- COLLECTED DATA -
- - - - - - -

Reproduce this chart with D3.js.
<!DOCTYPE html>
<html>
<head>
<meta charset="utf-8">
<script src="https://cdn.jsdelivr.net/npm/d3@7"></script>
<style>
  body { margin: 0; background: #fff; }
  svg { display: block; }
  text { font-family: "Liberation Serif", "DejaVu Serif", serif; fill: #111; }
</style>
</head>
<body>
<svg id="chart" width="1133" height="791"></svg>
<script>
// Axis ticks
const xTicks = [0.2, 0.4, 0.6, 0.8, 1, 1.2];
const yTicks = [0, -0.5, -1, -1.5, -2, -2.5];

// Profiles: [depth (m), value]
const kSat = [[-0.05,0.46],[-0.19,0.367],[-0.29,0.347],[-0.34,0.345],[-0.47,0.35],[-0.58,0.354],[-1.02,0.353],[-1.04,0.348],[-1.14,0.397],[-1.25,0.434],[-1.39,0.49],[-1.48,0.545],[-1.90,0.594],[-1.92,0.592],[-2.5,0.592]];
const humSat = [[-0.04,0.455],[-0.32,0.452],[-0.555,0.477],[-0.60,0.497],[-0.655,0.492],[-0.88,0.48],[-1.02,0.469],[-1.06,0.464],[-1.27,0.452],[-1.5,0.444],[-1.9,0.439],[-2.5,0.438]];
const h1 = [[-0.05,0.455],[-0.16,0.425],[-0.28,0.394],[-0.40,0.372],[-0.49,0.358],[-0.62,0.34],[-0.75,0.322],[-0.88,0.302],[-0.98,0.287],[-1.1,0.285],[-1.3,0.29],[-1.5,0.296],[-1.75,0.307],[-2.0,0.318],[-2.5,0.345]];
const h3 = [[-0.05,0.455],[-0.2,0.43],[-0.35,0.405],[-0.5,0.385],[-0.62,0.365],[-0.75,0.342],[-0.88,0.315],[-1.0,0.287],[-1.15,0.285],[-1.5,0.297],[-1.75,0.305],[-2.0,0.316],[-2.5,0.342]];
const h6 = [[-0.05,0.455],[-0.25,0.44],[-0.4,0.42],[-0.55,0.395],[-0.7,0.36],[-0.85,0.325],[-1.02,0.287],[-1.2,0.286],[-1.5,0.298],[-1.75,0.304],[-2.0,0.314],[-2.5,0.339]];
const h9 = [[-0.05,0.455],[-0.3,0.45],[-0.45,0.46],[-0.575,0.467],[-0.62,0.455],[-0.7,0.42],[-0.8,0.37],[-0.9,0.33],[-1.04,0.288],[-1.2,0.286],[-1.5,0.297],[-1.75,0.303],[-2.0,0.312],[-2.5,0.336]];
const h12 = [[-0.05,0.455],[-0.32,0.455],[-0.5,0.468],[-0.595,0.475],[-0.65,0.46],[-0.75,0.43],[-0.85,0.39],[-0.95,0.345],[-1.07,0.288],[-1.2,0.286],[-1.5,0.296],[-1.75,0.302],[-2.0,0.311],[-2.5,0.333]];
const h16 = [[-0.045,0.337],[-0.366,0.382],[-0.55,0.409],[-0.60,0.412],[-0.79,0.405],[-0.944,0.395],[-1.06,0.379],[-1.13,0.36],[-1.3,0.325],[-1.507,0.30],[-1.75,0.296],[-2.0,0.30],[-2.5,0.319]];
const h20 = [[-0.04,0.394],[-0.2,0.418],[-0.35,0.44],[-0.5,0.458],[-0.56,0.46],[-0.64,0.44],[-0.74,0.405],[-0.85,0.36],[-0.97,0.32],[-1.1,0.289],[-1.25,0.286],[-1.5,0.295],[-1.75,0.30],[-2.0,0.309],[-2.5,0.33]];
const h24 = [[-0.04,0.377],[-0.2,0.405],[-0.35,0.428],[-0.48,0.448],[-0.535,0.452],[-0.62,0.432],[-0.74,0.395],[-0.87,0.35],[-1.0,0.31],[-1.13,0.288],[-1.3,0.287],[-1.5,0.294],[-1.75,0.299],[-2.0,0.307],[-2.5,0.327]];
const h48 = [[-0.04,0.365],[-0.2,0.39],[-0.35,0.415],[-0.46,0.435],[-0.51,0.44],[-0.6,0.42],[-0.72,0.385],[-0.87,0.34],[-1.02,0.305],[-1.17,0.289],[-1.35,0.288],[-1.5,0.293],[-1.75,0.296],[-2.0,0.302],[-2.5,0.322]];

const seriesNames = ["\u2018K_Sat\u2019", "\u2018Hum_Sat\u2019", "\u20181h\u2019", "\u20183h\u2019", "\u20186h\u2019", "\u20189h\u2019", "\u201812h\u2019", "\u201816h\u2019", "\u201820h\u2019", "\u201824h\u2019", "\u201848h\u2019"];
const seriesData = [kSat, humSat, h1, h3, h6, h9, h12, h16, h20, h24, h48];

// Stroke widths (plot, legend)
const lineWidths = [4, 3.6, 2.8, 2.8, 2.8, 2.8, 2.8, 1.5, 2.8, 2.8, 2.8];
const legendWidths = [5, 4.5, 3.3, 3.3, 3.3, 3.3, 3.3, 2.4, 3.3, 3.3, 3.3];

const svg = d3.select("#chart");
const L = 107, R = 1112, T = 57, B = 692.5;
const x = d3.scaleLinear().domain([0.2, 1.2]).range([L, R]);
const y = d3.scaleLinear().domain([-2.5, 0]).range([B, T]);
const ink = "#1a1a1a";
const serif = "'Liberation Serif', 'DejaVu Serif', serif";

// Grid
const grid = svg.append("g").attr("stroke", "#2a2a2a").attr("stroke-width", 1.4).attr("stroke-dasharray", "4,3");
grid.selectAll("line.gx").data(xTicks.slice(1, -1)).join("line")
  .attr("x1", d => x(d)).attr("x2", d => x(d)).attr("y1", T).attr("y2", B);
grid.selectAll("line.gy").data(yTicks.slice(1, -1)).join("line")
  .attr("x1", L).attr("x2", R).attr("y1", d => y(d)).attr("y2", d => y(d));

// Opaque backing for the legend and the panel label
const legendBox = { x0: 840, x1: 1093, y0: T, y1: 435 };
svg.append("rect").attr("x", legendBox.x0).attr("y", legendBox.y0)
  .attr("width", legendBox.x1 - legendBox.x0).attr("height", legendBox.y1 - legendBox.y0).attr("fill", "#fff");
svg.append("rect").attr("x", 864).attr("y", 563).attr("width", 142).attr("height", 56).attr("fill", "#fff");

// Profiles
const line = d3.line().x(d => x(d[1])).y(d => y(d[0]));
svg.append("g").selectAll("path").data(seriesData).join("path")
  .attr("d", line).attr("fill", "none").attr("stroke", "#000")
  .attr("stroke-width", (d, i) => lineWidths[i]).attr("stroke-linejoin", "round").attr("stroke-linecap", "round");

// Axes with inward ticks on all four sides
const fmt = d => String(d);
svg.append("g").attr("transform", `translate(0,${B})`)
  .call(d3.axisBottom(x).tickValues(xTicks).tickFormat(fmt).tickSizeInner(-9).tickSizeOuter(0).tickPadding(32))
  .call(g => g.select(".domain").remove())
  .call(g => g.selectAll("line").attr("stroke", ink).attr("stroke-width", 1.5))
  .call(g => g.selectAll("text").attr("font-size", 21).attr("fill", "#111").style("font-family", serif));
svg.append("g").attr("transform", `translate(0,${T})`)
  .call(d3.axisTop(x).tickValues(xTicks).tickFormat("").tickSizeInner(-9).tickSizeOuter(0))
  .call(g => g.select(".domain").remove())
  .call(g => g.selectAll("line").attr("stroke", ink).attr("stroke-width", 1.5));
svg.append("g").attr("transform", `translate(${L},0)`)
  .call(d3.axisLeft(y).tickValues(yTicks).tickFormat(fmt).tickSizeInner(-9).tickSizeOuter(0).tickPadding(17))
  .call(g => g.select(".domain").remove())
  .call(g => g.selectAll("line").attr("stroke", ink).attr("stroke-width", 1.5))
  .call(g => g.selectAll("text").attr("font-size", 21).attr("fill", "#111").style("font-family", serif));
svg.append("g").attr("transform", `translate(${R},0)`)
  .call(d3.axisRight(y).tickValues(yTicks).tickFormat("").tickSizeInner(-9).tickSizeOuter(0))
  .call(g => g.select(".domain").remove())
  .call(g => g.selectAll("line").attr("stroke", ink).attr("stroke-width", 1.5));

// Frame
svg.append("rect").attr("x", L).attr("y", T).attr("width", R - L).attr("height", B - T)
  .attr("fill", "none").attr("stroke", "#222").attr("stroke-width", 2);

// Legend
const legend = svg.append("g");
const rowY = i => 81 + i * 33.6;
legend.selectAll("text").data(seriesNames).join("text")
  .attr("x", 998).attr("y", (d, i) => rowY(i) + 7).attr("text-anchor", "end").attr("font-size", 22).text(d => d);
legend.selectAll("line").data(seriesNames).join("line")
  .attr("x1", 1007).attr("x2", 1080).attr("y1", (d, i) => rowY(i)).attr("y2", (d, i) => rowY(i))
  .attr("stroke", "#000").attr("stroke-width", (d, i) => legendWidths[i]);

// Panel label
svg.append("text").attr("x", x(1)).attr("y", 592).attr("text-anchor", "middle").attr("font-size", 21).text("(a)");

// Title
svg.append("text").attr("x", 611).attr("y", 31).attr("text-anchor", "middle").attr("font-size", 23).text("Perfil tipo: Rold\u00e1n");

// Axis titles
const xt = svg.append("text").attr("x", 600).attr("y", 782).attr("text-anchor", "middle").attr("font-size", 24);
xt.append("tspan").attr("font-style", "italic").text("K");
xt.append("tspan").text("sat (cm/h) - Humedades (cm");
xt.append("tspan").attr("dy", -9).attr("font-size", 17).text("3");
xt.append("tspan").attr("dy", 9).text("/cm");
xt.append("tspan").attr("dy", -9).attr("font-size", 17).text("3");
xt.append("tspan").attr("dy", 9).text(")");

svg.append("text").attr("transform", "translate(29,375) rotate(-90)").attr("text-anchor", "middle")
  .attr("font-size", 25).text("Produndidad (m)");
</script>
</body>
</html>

- - - - - - -

- TASK GOAL -
All lines from the beginning of the material above through the one with "const yTicks = [0, -0.5, -1, -1.5, -2, -2.5];" need to be returned exactly; please return those and only those.

- EXERCISE ANSWER -
Reproduce this chart with D3.js.
<!DOCTYPE html>
<html>
<head>
<meta charset="utf-8">
<script src="https://cdn.jsdelivr.net/npm/d3@7"></script>
<style>
  body { margin: 0; background: #fff; }
  svg { display: block; }
  text { font-family: "Liberation Serif", "DejaVu Serif", serif; fill: #111; }
</style>
</head>
<body>
<svg id="chart" width="1133" height="791"></svg>
<script>
// Axis ticks
const xTicks = [0.2, 0.4, 0.6, 0.8, 1, 1.2];
const yTicks = [0, -0.5, -1, -1.5, -2, -2.5];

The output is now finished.